The museum exhibition memorializes this bygone era, and the role of technologies such as typewriters, pneumatic tubes, and even note cards and slide rules in the city’s finance, news, and real estate industries.
One artifact on view is a Linotype machine like the ones used by the New York Times, starting in the 1870s, to set type for its newspaper pages, one line at a time, melting down the lead metal type after each issue was printed.
“Prior to this, all printed materials had to be laid out by hand using individual letters. It was incredibly labor intensive,” Tuttle said. “With the Linotype, the paper could print more pages and more frequent editions. It allowed for an incredible boom in the amount of printed materials that were available around the world, and for expansion of the news media as well as literacy.”
The show may also cause visitors to consider the importance of items they’ve never given a second thought to, like the humble filing cabinet—which was actually groundbreaking in its time.
In something of a ripple effect, the adoption of the typewriter led to the production of paper in standardized sizes that could be used in the machine. That, in turn, made it possible to store paper in a standardized way.
“We have a photograph an office where paper is stored horizontally, it’s rolled up, it’s placed into a million little cubby holes in a giant desk—and then we have an example of a file cabinet, which allows you to not only store copious amounts of paper, but also to organize and access that paper,” Tuttle said.
And while the revolutionary nature of the filing cabinet may be lost on us today, the way it changed our world can still be seen in the terminology used for computer storage, in files and folders.
“The icons on your computer literally look like file folders from vertical filing cabinets,” Tuttle said. “This basic tool for storage and access, that informs subsequent forms of technology.”
“Analog City” is also interactive, giving children and members of Gen Z the chance to test out technology they may have only read about in books or seen in tv or movies.
The payphone, therefore, represents a key addition to the display.
“It was in the heart of Midtown and represents the apex of payphone use,” Tuttle said. “It was probably a real warhorse.
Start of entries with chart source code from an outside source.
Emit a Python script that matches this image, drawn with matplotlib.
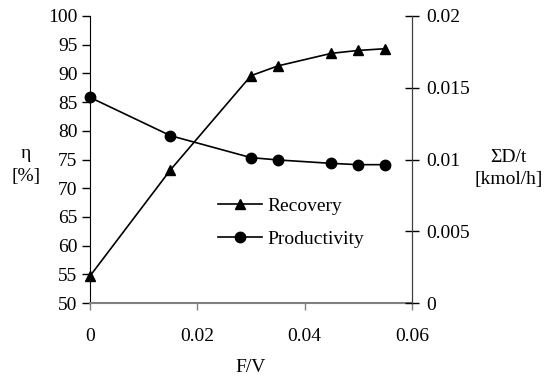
import matplotlib.pyplot as plt
from matplotlib.lines import Line2D

plt.rcParams["font.family"] = ["Liberation Serif", "DejaVu Serif"]
plt.rcParams["font.size"] = 14

# F/V ratio values
fv = [0, 0.015, 0.03, 0.035, 0.045, 0.05, 0.055]
# Recovery eta [%]
recovery = [54.7, 73.2, 89.6, 91.3, 93.5, 94.0, 94.3]
# Productivity sum D/t [kmol/h]
productivity = [0.01433, 0.01166, 0.01013, 0.00997, 0.00973, 0.00964, 0.00964]

fig = plt.figure(figsize=(5.5, 3.79), dpi=100)
ax = fig.add_axes([0.1636, 0.2005, 0.5855, 0.7573])
ax2 = ax.twinx()

ax.plot(fv, recovery, color="black", lw=1.2, marker="^", ms=7.5, clip_on=False)
ax2.plot(fv, productivity, color="black", lw=1.2, marker="o", ms=7.5, clip_on=False)

ax.set_xlim(0, 0.06)
ax.set_ylim(50, 100)
ax2.set_ylim(0, 0.02)
ax.set_xticks([0, 0.02, 0.04, 0.06])
ax.set_xticklabels(["0", "0.02", "0.04", "0.06"])
ax.set_yticks(range(50, 101, 5))
ax2.set_yticks([0, 0.005, 0.01, 0.015, 0.02])
ax2.set_yticklabels(["0", "0.005", "0.01", "0.015", "0.02"])

for a in (ax, ax2):
    a.spines["top"].set_visible(False)
ax.spines["bottom"].set_color("#808080")
ax.spines["bottom"].set_linewidth(1.5)
ax.spines["left"].set_color("black")
ax2.spines["right"].set_color("#404040")
ax2.spines["left"].set_visible(False)
ax2.spines["bottom"].set_visible(False)

ax.tick_params(axis="x", direction="out", length=5, width=1, color="#808080", pad=13)
ax.tick_params(axis="y", direction="out", length=6, width=1, pad=3)
ax2.tick_params(axis="y", direction="inout", length=10, width=1, pad=5)

ax.set_xlabel("F/V", labelpad=10)
fig.text(0.047, 0.565, "η\n[%]", ha="center", va="center", linespacing=1.5)
fig.text(0.925, 0.555, "ΣD/t\n[kmol/h]", ha="center", va="center", linespacing=1.4)

handles = [
    Line2D([], [], color="black", lw=1.2, marker="^", ms=7.5),
    Line2D([], [], color="black", lw=1.2, marker="o", ms=7.5),
]
ax2.legend(handles, ["Recovery", "Productivity"], loc="center left",
           bbox_to_anchor=(218 / 550, 0.413), bbox_transform=fig.transFigure,
           frameon=False, borderpad=0, borderaxespad=0, handlelength=2.27,
           handletextpad=0.26, labelspacing=0.8)

fig.savefig("out.png", dpi=100)
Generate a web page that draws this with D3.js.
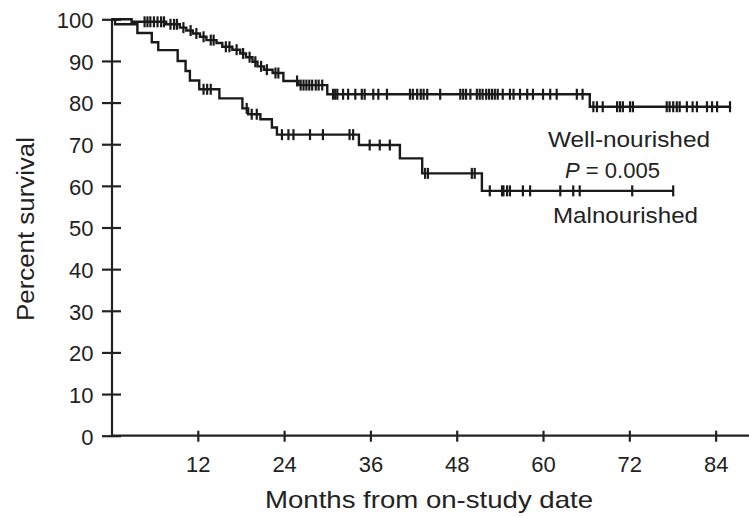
<!DOCTYPE html>
<html>
<head>
<meta charset="utf-8">
<script src="https://cdn.jsdelivr.net/npm/d3@7"></script>
<style>
  body { margin: 0; background: #fff; }
  svg { display: block; font-family: "Liberation Sans", Arial, sans-serif; }
  .axis path, .axis line { stroke: #222; stroke-width: 2.2; }
  .axis text { fill: #222; font-size: 22px; }
  .curve { fill: none; stroke: #1a1a1a; stroke-width: 2.4; }
  .censor { stroke: #1a1a1a; stroke-width: 2.2; }
  .lbl { fill: #222; }
</style>
</head>
<body>
<div id="chart"></div>
<script>
// Kaplan-Meier steps: [month, percent surviving]
var wellSteps = [[0, 100], [2.8, 99.4], [7.6, 98.8], [9.5, 98.0], [10.4, 97.3], [11.3, 96.6],
  [12.3, 95.8], [13.2, 95.0], [14.6, 94.3], [15.4, 93.4], [16.8, 92.7], [17.9, 91.8],
  [18.7, 90.9], [19.6, 89.8], [20.3, 88.7], [21.2, 87.9], [22.4, 87.1], [23.9, 85.2],
  [26.0, 84.2], [30.0, 82.0], [66.5, 79.0]];
var wellEnd = 86;
var wellCensor = [4.6, 5.0, 5.4, 5.9, 6.4, 6.9, 7.3, 8.2, 8.7, 9.1, 10.0, 11.0, 11.8, 12.8,
  13.8, 14.2, 15.9, 16.4, 17.4, 18.3, 19.2, 20.0, 20.8, 21.6, 22.8, 23.2, 25.8, 26.3,
  26.7, 27.1, 27.5, 27.9, 28.4, 28.8, 29.3,
  30.8, 31.1, 31.4, 32.2, 32.9, 33.9, 34.8, 35.2, 36.4, 37.1, 38.3, 41.5, 41.9, 42.5,
  43.0, 43.4, 43.9, 45.7, 48.5, 48.9, 49.3, 49.9, 50.8, 51.2, 51.6, 52.1, 52.5, 52.9,
  53.3, 53.7, 54.4, 55.4, 55.9, 56.8, 57.8, 58.6, 60.0, 61.0, 61.9, 64.7, 65.5,
  67.0, 67.5, 68.3, 70.3, 70.7, 71.1, 72.1, 72.5, 77.2, 77.6, 78.1, 78.6, 79.0, 80.0,
  80.8, 81.4, 82.8, 83.5, 84.2, 86.0];

var malSteps = [[0, 100], [0.5, 98.8], [3.6, 96.7], [5.6, 94.5], [6.5, 92.6], [9.2, 90.0],
  [10.3, 87.6], [10.9, 85.3], [12.2, 83.2], [15.0, 81.0], [18.2, 78.6], [19.0, 77.2],
  [20.7, 76.0], [22.3, 74.0], [23.0, 72.3], [34.4, 69.8], [40.1, 66.6], [43.2, 63.0],
  [51.5, 58.8]];
var malEnd = 78.1;
var malCensor = [12.8, 13.3, 13.8, 18.8, 19.5, 20.2, 23.7, 24.6, 25.3, 27.6, 29.4, 33.1,
  33.6, 35.9, 37.3, 38.7, 43.6, 44.0, 50.1, 50.5, 52.6, 54.3, 54.5, 55.0, 55.4, 57.2,
  58.2, 62.4, 64.2, 65.1, 72.4, 78.1];

var xTicks = [12, 24, 36, 48, 60, 72, 84];
var yTicks = [0, 10, 20, 30, 40, 50, 60, 70, 80, 90, 100];

var W = 749, H = 518;

var svg = d3.select("#chart").append("svg")
  .attr("width", W)
  .attr("height", H);

var x = d3.scaleLinear().domain([0, 88.5]).range([111.5, 748]);
var y = d3.scaleLinear().domain([0, 100]).range([435.7, 19.3]);

// axes, ticks cross the axis line
var gx = svg.append("g")
  .attr("class", "axis")
  .attr("transform", "translate(0," + y(0) + ")")
  .call(d3.axisBottom(x).tickValues(xTicks).tickSizeOuter(0).tickFormat(d3.format("d")));
gx.selectAll(".tick line").attr("y1", -5).attr("y2", 6);
gx.selectAll(".tick text").attr("y", 36).attr("dy", 0);
gx.select(".domain").attr("d", "M" + x(0) + ",0H" + W);

var gy = svg.append("g")
  .attr("class", "axis")
  .attr("transform", "translate(" + x(0) + ",0)")
  .call(d3.axisLeft(y).tickValues(yTicks).tickSizeOuter(0));
gy.selectAll(".tick line").attr("x1", -9.5).attr("x2", 9.5);
gy.selectAll(".tick text").attr("x", -18).attr("dy", "0.38em");
gy.selectAll("text").attr("text-anchor", "end");

function survivalAt(steps, t) {
  var s = steps[0][1];
  steps.forEach(function (d) { if (d[0] <= t) s = d[1]; });
  return s;
}

var stepLine = d3.line()
  .x(function (d) { return x(d[0]); })
  .y(function (d) { return y(d[1]); })
  .curve(d3.curveStepAfter);

function drawCurve(steps, end, censor) {
  var pts = steps.concat([[end, steps[steps.length - 1][1]]]);
  svg.append("path")
    .attr("class", "curve")
    .attr("d", stepLine(pts));

  svg.append("g").selectAll("line")
    .data(censor)
    .enter()
    .append("line")
    .attr("class", "censor")
    .attr("x1", function (d) { return x(d); })
    .attr("x2", function (d) { return x(d); })
    .attr("y1", function (d) { return y(survivalAt(steps, d)) - 5.5; })
    .attr("y2", function (d) { return y(survivalAt(steps, d)) + 5.5; });
}

drawCurve(malSteps, malEnd, malCensor);
drawCurve(wellSteps, wellEnd, wellCensor);

// labels
svg.append("text").attr("class", "lbl")
  .attr("x", 548).attr("y", 147)
  .attr("font-size", 22)
  .attr("textLength", 162).attr("lengthAdjust", "spacingAndGlyphs")
  .text("Well-nourished");

var pt = svg.append("text").attr("class", "lbl")
  .attr("x", 565).attr("y", 178)
  .attr("font-size", 22)
  .attr("textLength", 95).attr("lengthAdjust", "spacingAndGlyphs");
pt.append("tspan").attr("font-style", "italic").text("P");
pt.append("tspan").text(" = 0.005");

svg.append("text").attr("class", "lbl")
  .attr("x", 553).attr("y", 223)
  .attr("font-size", 22)
  .attr("textLength", 145).attr("lengthAdjust", "spacingAndGlyphs")
  .text("Malnourished");

svg.append("text").attr("class", "lbl")
  .attr("x", 429).attr("y", 508)
  .attr("text-anchor", "middle")
  .attr("font-size", 24)
  .attr("textLength", 328).attr("lengthAdjust", "spacingAndGlyphs")
  .text("Months from on-study date");

svg.append("text").attr("class", "lbl")
  .attr("transform", "translate(33.5,229) rotate(-90)")
  .attr("text-anchor", "middle")
  .attr("font-size", 23)
  .attr("textLength", 184).attr("lengthAdjust", "spacingAndGlyphs")
  .text("Percent survival");
</script>
</body>
</html>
That it went away was a symbolic moment representing the end of the era.”
Though this was the city’s last payphone kiosk left standing, New Yorkers with a dead cell phone battery can still make phone calls at four phone booths that dot the Upper West Side. (Thanks to a strong local fondness for the payphones in the community, the plan is to keep those booths, on West End Avenue at 101st, 100th, 90th and 66th Streets, in operation in perpetuity.)
But the ubiquity of the payphone, once a fixture of the city, is gone forever.
“It’s important to remember how much payphones were part of the urban fabric and the visual landscape of the city up until very recently,” Tuttle said. “The reality is, we didn’t carry around little tiny telephones with us for most of history. In the exhibition, we’re really hoping to remind people that communication used to be very very different in this city. We didn’t have quite the connectivity that cellphones give us, but we were still able to achieve amazing things.”
“Analog City: NYC B.C. (Before Computers)” is on view at the Museum of the City of New York, 1220 5th Avenue, New York, through December 31, 2022.